“Twenty-eight years ago, Charlotte and Samantha Quinn’s happy small-town family life was torn apart by a terrifying attack on their family home. It left their mother dead. It left their father — Pikeville’s notorious defense attorney — devastated. And it left the family fractured beyond repair, consumed by secrets from that terrible night.”
The novel starts with a young Samantha running with all her might and then we meet her mother, Gamma and her younger sister, Charlotte. This is a perfectly normal afternoon where the sisters are practising relay race under their mother’s watchful and perfectionist eyes. This is the day when their lives are torn apart by Zachariah Culpepper and his brother. Gamma is killed, Samantha is shot in her head and Charlotte barely manages to run away.
We move twenty-eight years ahead and Charlie (Charlotte) is now practising law in the same town with her father. Her life is falling apart, as her husband is not living with her anymore and she has woken up on this day after a one night stand that has left her sadder still. She wakes up to realise that her phone is exchanged with that of the guy she had met with at the bar. She goes to the school where he teaches to get her phone back when precisely at that time they hear gun shots. Charlie runs to the corridor and her past comes back to her in a flash, dazing her.
Henceforth, we see an emotional ride that Charlie, Sam and Rusty go through as their lives are once again entangled with a shootout and its aftermath. The story continues from this day forth with a few flashbacks to bring to us the lives of the characters and their journeys. Karin Slaughter has portrayed every emotion, the pain, sadness, darkness in each of her characters so well that you will also feel them all.
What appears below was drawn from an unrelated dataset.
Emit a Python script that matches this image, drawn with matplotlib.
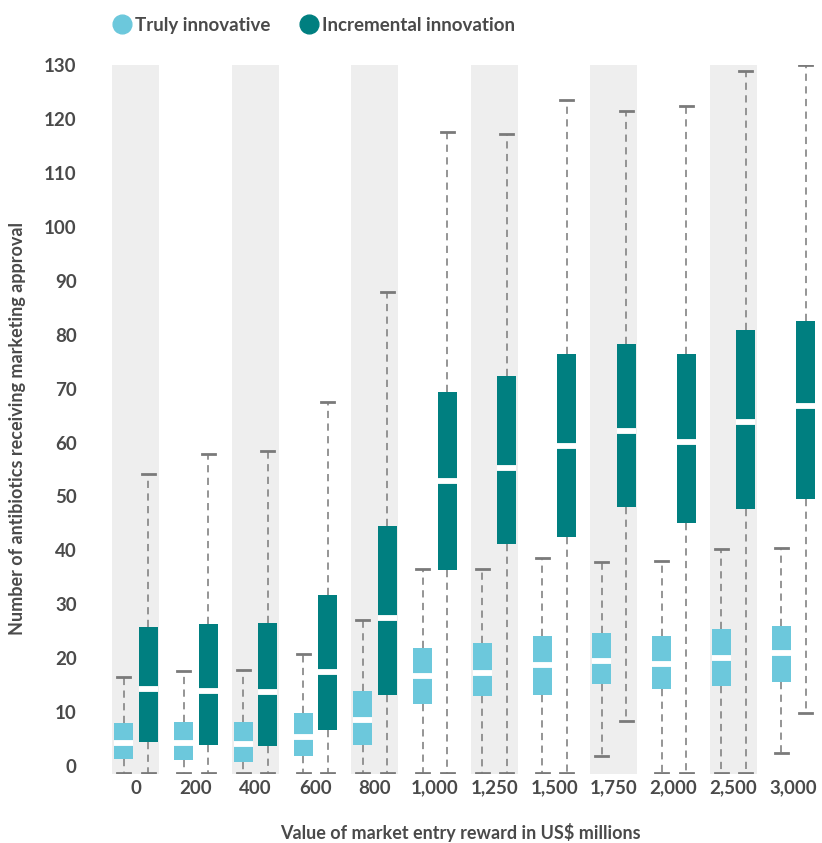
import matplotlib.pyplot as plt
from matplotlib.lines import Line2D

plt.rcParams['font.family'] = ['Lato', 'DejaVu Sans']
plt.rcParams['font.weight'] = 'bold'

categories = ['0', '200', '400', '600', '800', '1,000', '1,250', '1,500',
              '1,750', '2,000', '2,500', '3,000']

# Truly innovative
true_lo = [0, 0, 0, 0, 0, 0, 0, 0, 3.2, 0, 0, 3.6]
true_q1 = [2.5, 2.3, 2.1, 3.2, 5.2, 12.7, 14.2, 14.5, 16.4, 15.5, 16.2, 16.8]
true_med = [5.6, 5.5, 5.4, 6.6, 9.8, 17.9, 18.6, 20.0, 20.8, 20.2, 21.4, 22.3]
true_q3 = [9.3, 9.5, 9.5, 11.1, 15.2, 23.2, 24.1, 25.4, 26.0, 25.4, 26.7, 27.3]
true_hi = [17.7, 18.9, 19.1, 22.0, 28.4, 37.9, 37.8, 39.8, 39.1, 39.4, 41.5, 41.8]

# Incremental innovation
inc_lo = [0, 0, 0, 0, 0, 0, 0, 0, 9.7, 0, 0, 11.1]
inc_q1 = [5.75, 5.2, 4.9, 8.0, 14.5, 37.7, 42.5, 43.7, 49.4, 46.3, 49.0, 50.9]
inc_med = [15.6, 15.2, 15.0, 18.8, 28.7, 54.1, 56.5, 60.7, 63.5, 61.4, 65.1, 68.0]
inc_q3 = [27.1, 27.6, 27.8, 33.0, 45.8, 70.7, 73.7, 77.7, 79.6, 77.7, 82.2, 83.9]
inc_hi = [55.5, 59.2, 59.8, 68.9, 89.2, 119.0, 118.6, 124.9, 122.8, 123.7, 130.3, 131.4]

light = '#6cc8dc'
dark = '#007f80'
text_col = '#4a4a4a'


def make_stats(lo, q1, med, q3, hi):
    return [dict(whislo=a, q1=b, med=c, q3=d, whishi=e, fliers=[])
            for a, b, c, d, e in zip(lo, q1, med, q3, hi)]


fig = plt.figure(figsize=(8.22, 8.43), dpi=100)
ax = fig.add_axes([0.1253, 0.0819, 0.8686, 0.841])

n = len(categories)
for i in range(0, n, 2):
    ax.axvspan(i - 0.395, i + 0.395, color='#eeeeee', lw=0, zorder=0)

box_kw = dict(widths=0.32, capwidths=0.22, patch_artist=True, showfliers=False,
              whiskerprops=dict(color='#8c8c8c', lw=1.3, linestyle=(0, (4, 3))),
              capprops=dict(color='#7a7a7a', lw=2),
              medianprops=dict(color='white', lw=4.2))

for stats, off, col in [(make_stats(true_lo, true_q1, true_med, true_q3, true_hi), -0.2, light),
                        (make_stats(inc_lo, inc_q1, inc_med, inc_q3, inc_hi), 0.21, dark)]:
    bp = ax.bxp(stats, positions=[i + off for i in range(n)],
                boxprops=dict(facecolor=col, edgecolor='none'), **box_kw)
    for item in bp['whiskers'] + bp['caps']:
        item.set_zorder(2)
    for b in bp['boxes']:
        b.set_zorder(3)
    for m in bp['medians']:
        m.set_zorder(4)

ax.set_xlim(-0.55, 11.4)
ax.set_ylim(-0.2, 131.35)
ax.set_xticks(range(n))
ax.set_xticklabels(categories)
ax.set_yticks(range(0, 131, 10))
for lbl in ax.get_yticklabels():
    lbl.set_va('baseline')
ax.tick_params(axis='y', length=0, pad=19, labelsize=13.5, labelcolor=text_col)
ax.tick_params(axis='x', length=0, pad=4, labelsize=13.5, labelcolor=text_col)
for s in ax.spines.values():
    s.set_visible(False)

ax.set_xlabel('Value of market entry reward in US$ millions', fontsize=13,
              fontweight='bold', color=text_col, labelpad=19)
fig.text(0.021, 0.492, 'Number of antibiotics receiving marketing approval',
         rotation=90, ha='center', va='center', fontsize=13, fontweight='bold',
         color=text_col)

handles = [Line2D([], [], marker='o', ls='none', markersize=13.5, color=light),
           Line2D([], [], marker='o', ls='none', markersize=13.5, color=dark)]
fig.legend(handles, ['Truly innovative', 'Incremental innovation'],
           loc='center left', bbox_to_anchor=(0.117, 0.970), ncol=2, frameon=False,
           prop={'weight': 'bold', 'size': 13.5}, labelcolor=text_col,
           handletextpad=0.15, columnspacing=1.6, handlelength=1.0)

fig.savefig('out.png', dpi=100)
As the story progresses, just when you think that the dark part is over, that now there will be no revelations, more of the past is revealed. It’s like the night getting darker with each passing hour.
The representation is such that it will leave goosebumps on your skin without revolting you. The macabre of the evening 28 years ago that leaves the sisters scarred for life will seep through the pages into your minds.